## Data lines

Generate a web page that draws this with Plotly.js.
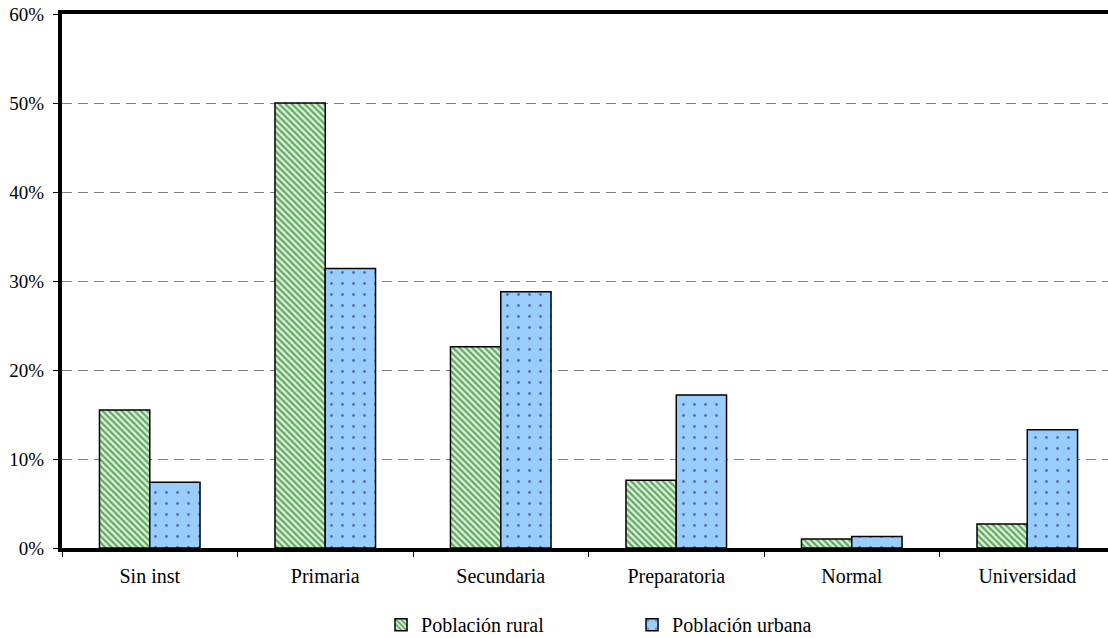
<!DOCTYPE html>
<html>
<head>
<meta charset="utf-8">
<script src="https://cdn.plot.ly/plotly-3.0.1.min.js"></script>
<style>
  html, body { margin: 0; padding: 0; background: #ffffff; }
  #chart { width: 1108px; height: 638px; }
</style>
</head>
<body>
<div id="chart"></div>
<script>
const categories = ["Sin inst", "Primaria", "Secundaria", "Preparatoria", "Normal", "Universidad"];
const ruralName = "Población rural";
const urbanName = "Población urbana";
const ruralValues = [0.155, 0.500, 0.226, 0.076, 0.010, 0.027];
const urbanValues = [0.074, 0.314, 0.288, 0.172, 0.013, 0.133];
const yTickValues = [0, 0.1, 0.2, 0.3, 0.4, 0.5, 0.6];
const yTickLabels = ["0%", "10%", "20%", "30%", "40%", "50%", "60%"];

const serif = "'Liberation Serif', 'Times New Roman', serif";

const traces = [
  {
    type: "bar",
    name: ruralName,
    x: categories,
    y: ruralValues,
    marker: {
      color: "#ccffcc",
      line: { color: "#000000", width: 1.5 },
      pattern: { shape: "\\", fgcolor: "#1e3a1e", bgcolor: "#ccffcc", size: 4.5, solidity: 0.5, fillmode: "overlay" }
    },
    hoverinfo: "x+y"
  },
  {
    type: "bar",
    name: urbanName,
    x: categories,
    y: urbanValues,
    marker: {
      color: "#99ccff",
      line: { color: "#000000", width: 1.5 },
      pattern: { shape: ".", fgcolor: "#0d1a33", bgcolor: "#99ccff", size: 11, solidity: 0.05, fillmode: "overlay" }
    },
    hoverinfo: "x+y"
  }
];

const layout = {
  width: 1108,
  height: 638,
  margin: { l: 62, r: 0, t: 14, b: 90, autoexpand: false },
  paper_bgcolor: "#ffffff",
  plot_bgcolor: "#ffffff",
  barmode: "group",
  bargap: 0.427,
  bargroupgap: 0,
  showlegend: true,
  font: { family: serif, color: "#000000", size: 19 },
  xaxis: {
    type: "category",
    range: [-0.5, 5.46],
    showline: true,
    linecolor: "#000000",
    linewidth: 4,
    mirror: true,
    ticks: "outside",
    tickson: "boundaries",
    ticklen: 5,
    tickcolor: "#000000",
    tickwidth: 1,
    ticklabelstandoff: 7,
    showgrid: false,
    zeroline: false,
    tickfont: { family: serif, size: 20, color: "#000000" },
    fixedrange: true
  },
  yaxis: {
    range: [0, 0.6],
    tickvals: yTickValues,
    ticktext: yTickLabels,
    showline: true,
    linecolor: "#000000",
    linewidth: 4,
    ticks: "outside",
    ticklen: 5,
    tickcolor: "#000000",
    tickwidth: 1,
    ticklabelstandoff: 5,
    showgrid: true,
    gridcolor: "#808080",
    gridwidth: 1,
    griddash: "10px,6px",
    zeroline: false,
    tickfont: { family: serif, size: 19, color: "#000000" },
    fixedrange: true
  },
  legend: {
    orientation: "h",
    x: 0.305,
    xanchor: "left",
    y: -0.107,
    yanchor: "top",
    entrywidth: 206,
    font: { family: serif, size: 20, color: "#000000" },
    bgcolor: "rgba(0,0,0,0)"
  }
};

Plotly.newPlot("chart", traces, layout, { displayModeBar: false, staticPlot: true });
</script>
</body>
</html>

## Problem to work on
Omit every picture, then reproduce the rest of the listing exactly.

## Solution to this task
Generate a web page that draws this with Plotly.js.
<!DOCTYPE html>
<html>
<head>
<meta charset="utf-8">
<script src="https://cdn.plot.ly/plotly-3.0.1.min.js"></script>
<style>
  html, body { margin: 0; padding: 0; background: #ffffff; }
  #chart { width: 1108px; height: 638px; }
</style>
</head>
<body>
<div id="chart"></div>
<script>
const categories = ["Sin inst", "Primaria", "Secundaria", "Preparatoria", "Normal", "Universidad"];
const ruralName = "Población rural";
const urbanName = "Población urbana";
const ruralValues = [0.155, 0.500, 0.226, 0.076, 0.010, 0.027];
const urbanValues = [0.074, 0.314, 0.288, 0.172, 0.013, 0.133];
const yTickValues = [0, 0.1, 0.2, 0.3, 0.4, 0.5, 0.6];
const yTickLabels = ["0%", "10%", "20%", "30%", "40%", "50%", "60%"];

const serif = "'Liberation Serif', 'Times New Roman', serif";

const traces = [
  {
    type: "bar",
    name: ruralName,
    x: categories,
    y: ruralValues,
    marker: {
      color: "#ccffcc",
      line: { color: "#000000", width: 1.5 },
      pattern: { shape: "\\", fgcolor: "#1e3a1e", bgcolor: "#ccffcc", size: 4.5, solidity: 0.5, fillmode: "overlay" }
    },
    hoverinfo: "x+y"
  },
  {
    type: "bar",
    name: urbanName,
    x: categories,
    y: urbanValues,
    marker: {
      color: "#99ccff",
      line: { color: "#000000", width: 1.5 },
      pattern: { shape: ".", fgcolor: "#0d1a33", bgcolor: "#99ccff", size: 11, solidity: 0.05, fillmode: "overlay" }
    },
    hoverinfo: "x+y"
  }
];

const layout = {
  width: 1108,
  height: 638,
  margin: { l: 62, r: 0, t: 14, b: 90, autoexpand: false },
  paper_bgcolor: "#ffffff",
  plot_bgcolor: "#ffffff",
  barmode: "group",
  bargap: 0.427,
  bargroupgap: 0,
  showlegend: true,
  font: { family: serif, color: "#000000", size: 19 },
  xaxis: {
    type: "category",
    range: [-0.5, 5.46],
    showline: true,
    linecolor: "#000000",
    linewidth: 4,
    mirror: true,
    ticks: "outside",
    tickson: "boundaries",
    ticklen: 5,
    tickcolor: "#000000",
    tickwidth: 1,
    ticklabelstandoff: 7,
    showgrid: false,
    zeroline: false,
    tickfont: { family: serif, size: 20, color: "#000000" },
    fixedrange: true
  },
  yaxis: {
    range: [0, 0.6],
    tickvals: yTickValues,
    ticktext: yTickLabels,
    showline: true,
    linecolor: "#000000",
    linewidth: 4,
    ticks: "outside",
    ticklen: 5,
    tickcolor: "#000000",
    tickwidth: 1,
    ticklabelstandoff: 5,
    showgrid: true,
    gridcolor: "#808080",
    gridwidth: 1,
    griddash: "10px,6px",
    zeroline: false,
    tickfont: { family: serif, size: 19, color: "#000000" },
    fixedrange: true
  },
  legend: {
    orientation: "h",
    x: 0.305,
    xanchor: "left",
    y: -0.107,
    yanchor: "top",
    entrywidth: 206,
    font: { family: serif, size: 20, color: "#000000" },
    bgcolor: "rgba(0,0,0,0)"
  }
};

Plotly.newPlot("chart", traces, layout, { displayModeBar: false, staticPlot: true });
</script>
</body>
</html>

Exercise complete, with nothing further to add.